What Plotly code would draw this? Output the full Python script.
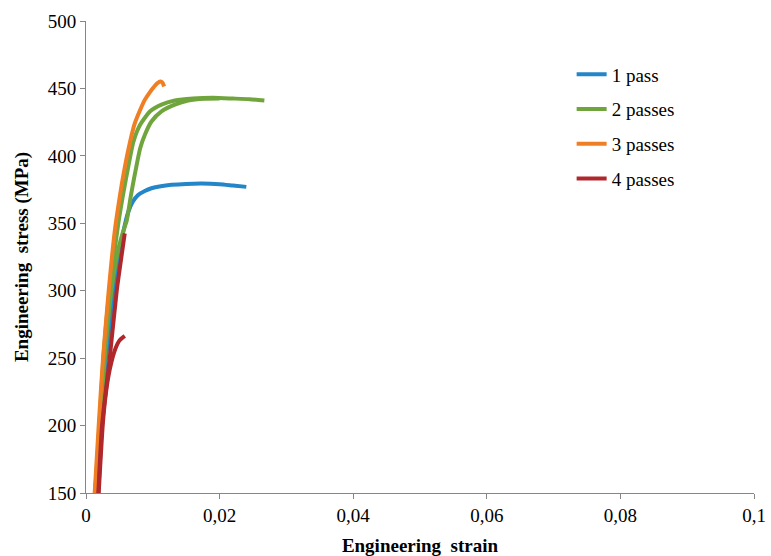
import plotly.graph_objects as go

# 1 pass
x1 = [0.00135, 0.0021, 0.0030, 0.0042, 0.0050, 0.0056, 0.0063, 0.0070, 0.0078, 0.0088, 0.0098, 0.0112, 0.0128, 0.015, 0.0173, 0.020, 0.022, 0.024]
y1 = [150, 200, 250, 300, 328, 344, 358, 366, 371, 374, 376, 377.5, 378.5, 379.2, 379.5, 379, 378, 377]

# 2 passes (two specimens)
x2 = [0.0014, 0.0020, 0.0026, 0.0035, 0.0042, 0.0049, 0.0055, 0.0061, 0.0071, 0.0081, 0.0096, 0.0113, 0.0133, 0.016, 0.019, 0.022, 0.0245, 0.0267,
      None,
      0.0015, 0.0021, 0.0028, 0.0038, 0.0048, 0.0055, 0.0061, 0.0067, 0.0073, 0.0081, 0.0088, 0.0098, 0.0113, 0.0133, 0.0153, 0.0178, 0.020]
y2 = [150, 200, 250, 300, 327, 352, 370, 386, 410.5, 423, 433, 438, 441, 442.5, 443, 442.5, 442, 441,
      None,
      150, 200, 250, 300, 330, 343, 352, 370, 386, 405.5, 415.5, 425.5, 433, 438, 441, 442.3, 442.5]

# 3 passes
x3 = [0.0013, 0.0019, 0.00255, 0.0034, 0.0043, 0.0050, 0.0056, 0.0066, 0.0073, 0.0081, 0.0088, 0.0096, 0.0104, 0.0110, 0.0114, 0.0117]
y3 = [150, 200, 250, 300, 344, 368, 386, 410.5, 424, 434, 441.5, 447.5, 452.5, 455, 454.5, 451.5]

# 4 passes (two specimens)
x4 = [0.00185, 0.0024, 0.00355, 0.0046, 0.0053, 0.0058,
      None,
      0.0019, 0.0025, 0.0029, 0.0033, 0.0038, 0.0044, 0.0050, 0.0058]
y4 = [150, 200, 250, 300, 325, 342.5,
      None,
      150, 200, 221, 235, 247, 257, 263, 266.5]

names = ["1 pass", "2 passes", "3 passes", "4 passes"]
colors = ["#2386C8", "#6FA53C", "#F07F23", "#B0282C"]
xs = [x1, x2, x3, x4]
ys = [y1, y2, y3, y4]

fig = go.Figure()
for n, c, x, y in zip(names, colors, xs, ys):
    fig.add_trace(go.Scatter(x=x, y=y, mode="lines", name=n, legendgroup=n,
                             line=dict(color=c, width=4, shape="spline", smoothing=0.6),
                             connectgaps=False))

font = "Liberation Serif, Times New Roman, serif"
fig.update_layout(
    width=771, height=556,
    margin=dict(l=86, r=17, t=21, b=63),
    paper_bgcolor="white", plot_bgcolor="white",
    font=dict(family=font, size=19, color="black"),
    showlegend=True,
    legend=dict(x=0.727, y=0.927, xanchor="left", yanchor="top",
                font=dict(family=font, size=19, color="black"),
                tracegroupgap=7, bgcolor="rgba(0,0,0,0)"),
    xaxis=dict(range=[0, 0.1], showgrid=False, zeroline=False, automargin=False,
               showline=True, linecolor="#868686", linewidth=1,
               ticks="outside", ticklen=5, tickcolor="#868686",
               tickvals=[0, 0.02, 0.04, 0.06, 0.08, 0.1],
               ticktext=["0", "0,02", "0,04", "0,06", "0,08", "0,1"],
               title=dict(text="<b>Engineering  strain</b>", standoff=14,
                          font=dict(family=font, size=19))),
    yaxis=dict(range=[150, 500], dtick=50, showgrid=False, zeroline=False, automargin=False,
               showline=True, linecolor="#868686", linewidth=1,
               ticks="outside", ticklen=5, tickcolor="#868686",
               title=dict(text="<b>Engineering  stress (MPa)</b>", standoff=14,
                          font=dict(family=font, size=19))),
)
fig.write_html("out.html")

========

WHAT IS REQUIRED:
Copy nothing but the lines from the top of the material through the line holding "379, 378, 377]", exactly as written; omit pictures.

RESPONSE TO THIS TASK:
What Plotly code would draw this? Output the full Python script.
import plotly.graph_objects as go

# 1 pass
x1 = [0.00135, 0.0021, 0.0030, 0.0042, 0.0050, 0.0056, 0.0063, 0.0070, 0.0078, 0.0088, 0.0098, 0.0112, 0.0128, 0.015, 0.0173, 0.020, 0.022, 0.024]
y1 = [150, 200, 250, 300, 328, 344, 358, 366, 371, 374, 376, 377.5, 378.5, 379.2, 379.5, 379, 378, 377]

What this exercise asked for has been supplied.